Las cejas imperiales se. elevan en un gesto de asombro, pero casi inmediatamente recuperan su posición natural.
—¿Cómo dice? —pregunta Genghis Mao finalmente.
—Quiero salir de viaje una temporada —le explica Sadrac—. Tuve mucho trabajo últimamente y estoy agotado.
—Es cierto. Se lo ve pálido —acota el Khan indiferente.
—Muy tenso. Muy cansado.
—Sí. Pobre Sadrac, tan dedicado que es.
—Usted ha recuperado las fuerzas después del transplante de hígado, señor. No necesitará atención intensiva y, además, yo podría volver de inmediato a Ulan Bator en caso de emergencia.

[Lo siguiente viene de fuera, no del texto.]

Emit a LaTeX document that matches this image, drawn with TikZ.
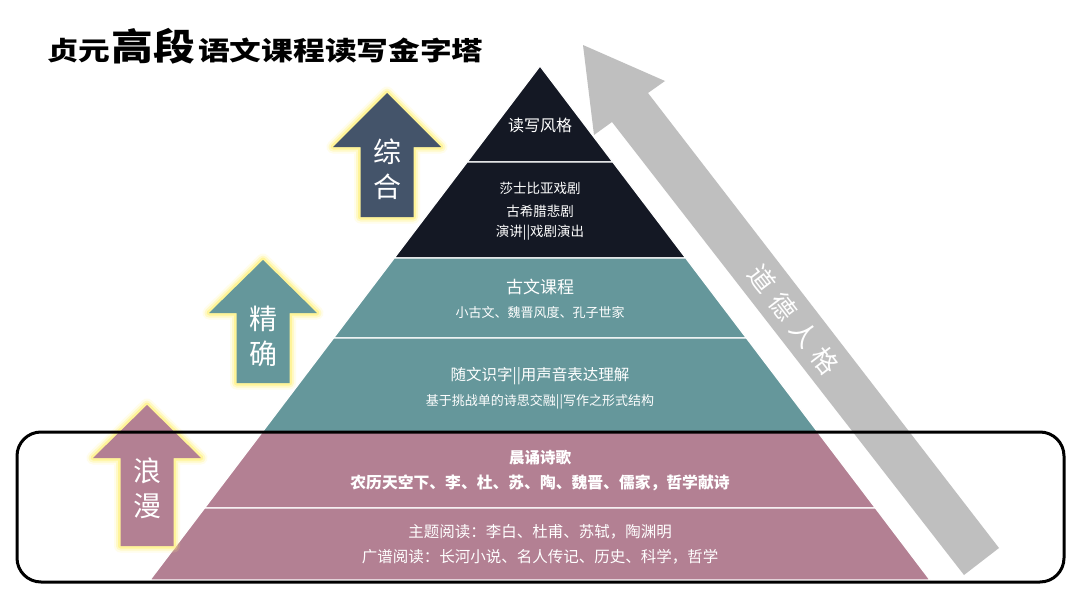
\documentclass[tikz,border=0pt]{standalone}
\usepackage{fontspec}
\setmainfont{Noto Sans CJK SC}
\newfontfamily\cjk{Noto Sans CJK SC}
\newfontfamily\cjkspaced[LetterSpace=32]{Noto Sans CJK SC}
\definecolor{topdark}{HTML}{141824}
\definecolor{tealc}{HTML}{65979B}
\definecolor{pinkc}{HTML}{B38093}
\definecolor{slatec}{HTML}{44546A}
\definecolor{grayarr}{HTML}{BFBFBF}
\definecolor{glowc}{HTML}{FFF27A}
\tikzset{
  layer/.style={draw=white, line width=1.2pt},
  ptext/.style={text=white, inner sep=0pt, font=\cjk\fontsize{#1}{#1}\selectfont},
  pbold/.style={text=white, inner sep=0pt, font=\cjk\bfseries\fontsize{#1}{#1}\selectfont},
  uparr/.style={fill=#1, line join=round,
    preaction={draw=glowc, line width=13pt, opacity=0.15, line join=round},
    preaction={draw=glowc, line width=9pt, opacity=0.3, line join=round},
    preaction={draw=glowc, line width=5pt, opacity=0.6, line join=round}},
  arrtext/.style={text=white, inner sep=0pt, align=center, font=\cjk\fontsize{28}{35}\selectfont},
  titlefont/.style={inner sep=0pt, anchor=base west, font=\cjk\bfseries\fontsize{#1}{#1}\selectfont},
}
\begin{document}
\begin{tikzpicture}[x=1pt,y=-1pt]
\fill[white] (0,0) rectangle (1080,608);
\useasboundingbox (0,0) rectangle (1080,608);

% title
\node[titlefont=26] (t1) at (47,60) {\scalebox{1.22}[1]{贞元}};
\node[titlefont=37] (t2) at (111,60) {\scalebox{1.13}[1]{高段}};
\node[titlefont=26] (t3) at (198,60) {\scalebox{1.22}[1]{语文课程读写金字塔}};

% pyramid layers
\coordinate (apex) at (540,66);
\path[layer, fill=topdark] (apex) -- (612.8,162) -- (467.2,162) -- cycle;
\path[layer, fill=topdark] (467.2,162) -- (612.8,162) -- (685.7,258) -- (394.3,258) -- cycle;
\path[layer, fill=tealc] (394.3,258) -- (685.7,258) -- (746.4,338) -- (333.6,338) -- cycle;
\path[layer, fill=tealc] (333.6,338) -- (746.4,338) -- (817.7,432) -- (262.3,432) -- cycle;
\path[layer, fill=pinkc] (262.3,432) -- (817.7,432) -- (875.4,508) -- (204.6,508) -- cycle;
\path[layer, fill=pinkc] (204.6,508) -- (875.4,508) -- (930,580) -- (150,580) -- cycle;

% pyramid texts
\node[ptext=16] (l1) at (540,125) {读写风格};
\node[ptext=13.5] (l2a) at (540,188) {莎士比亚戏剧};
\node[ptext=13.5] (l2b) at (540,211) {古希腊悲剧};
\node[ptext=13.5] (l2c) at (540,233) {演讲||戏剧演出};
\node[ptext=17] (l3a) at (540,287) {古文课程};
\node[ptext=13] (l3b) at (540,313) {小古文、魏晋风度、孔子世家};
\node[ptext=15.5] (l4a) at (540,376) {随文识字||用声音表达理解};
\node[ptext=13] (l4b) at (540,402) {基于挑战单的诗思交融||写作之形式结构};
\node[pbold=15.5] (l5a) at (540,458) {晨诵诗歌};
\node[pbold=15.8] (l5b) at (540,483) {农历天空下、李、杜、苏、陶、魏晋、儒家，哲学献诗};
\node[ptext=15.5] (l6a) at (540,532) {主题阅读：李白、杜甫、苏轼，陶渊明};
\node[ptext=15.5] (l6b) at (540,557) {广谱阅读：长河小说、名人传记、历史、科学，哲学};

% gray diagonal arrow
\fill[grayarr] (583,45) -- (665,81) -- (648,93) -- (999,548) -- (964,575) -- (612,122) -- (594,135) -- cycle;
\node[text=white, inner sep=0pt, rotate=-52.4, font=\cjkspaced\fontsize{26}{26}\selectfont] (moral) at (794,320)
  {道德人格};

% left up arrows
\path[uparr=slatec] (387,93) -- (441,147) -- (413.5,147) -- (413.5,217) -- (360.5,217) -- (360.5,147) -- (333,147) -- cycle;
\node[arrtext] (a1) at (387,169) {综\\合};
\path[uparr=tealc] (263,260) -- (317,313) -- (289.5,313) -- (289.5,383) -- (236.5,383) -- (236.5,313) -- (209,313) -- cycle;
\node[arrtext] (a2) at (263,336) {精\\确};
\path[uparr=pinkc] (147,405) -- (201,458) -- (173.5,458) -- (173.5,546) -- (120.5,546) -- (120.5,458) -- (93,458) -- cycle;
\node[arrtext] (a3) at (147,488) {浪\\漫};

% frame
\draw[line width=3pt, rounded corners=24pt] (17,432) rectangle (1064,582);
\end{tikzpicture}
\end{document}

Los ojos húmedos del presidente lo estudian con calma. Lo extraño es que el anuncio de Sadrac parece no haber perturbado a Genghis Mao, actitud que, de alguna manera, resulta alarmante. Sadrac no quiere ser indispensable, dado todas las responsabilidades que eso supone, pero, por otra parte, desea que el Khan lo considere una persona indispensable, ya que eso es lo único que puede salvarlo.
—¿Adónde irá? —pregunta Genghis Mao.
—Aún no lo he decidido.
—Ni siquiera tiene una idea.
—Ni siquiera tengo una idea. Todo lo que sé es que me alejaré de Ulan Bator.
—Entiendo. ¿Y por cuánto tiempo?
—Unas pocas semanas. Un mes, a lo sumo.
—Me parecerá extraño no tenerlo a mi lado.
—¿quiere decir que tengo su permiso, señor?
—Lo tiene, desde luego —una sonrisa serena se dibuja en el rostro de Genghis Mao, como si se sintiera reconfortado por su propia bondad. Un cambio súbito e inesperado, sin embargo, le oscurece la expresión, le frunce el ceño y le ilumina la mirada con brillo tenso y preocupado. ¿Acaso ha recapacitado? Sí—. Pero, ¿qué pasa si me enfermo? ¿Un ataque? ¿El corazón? ¿El estómago?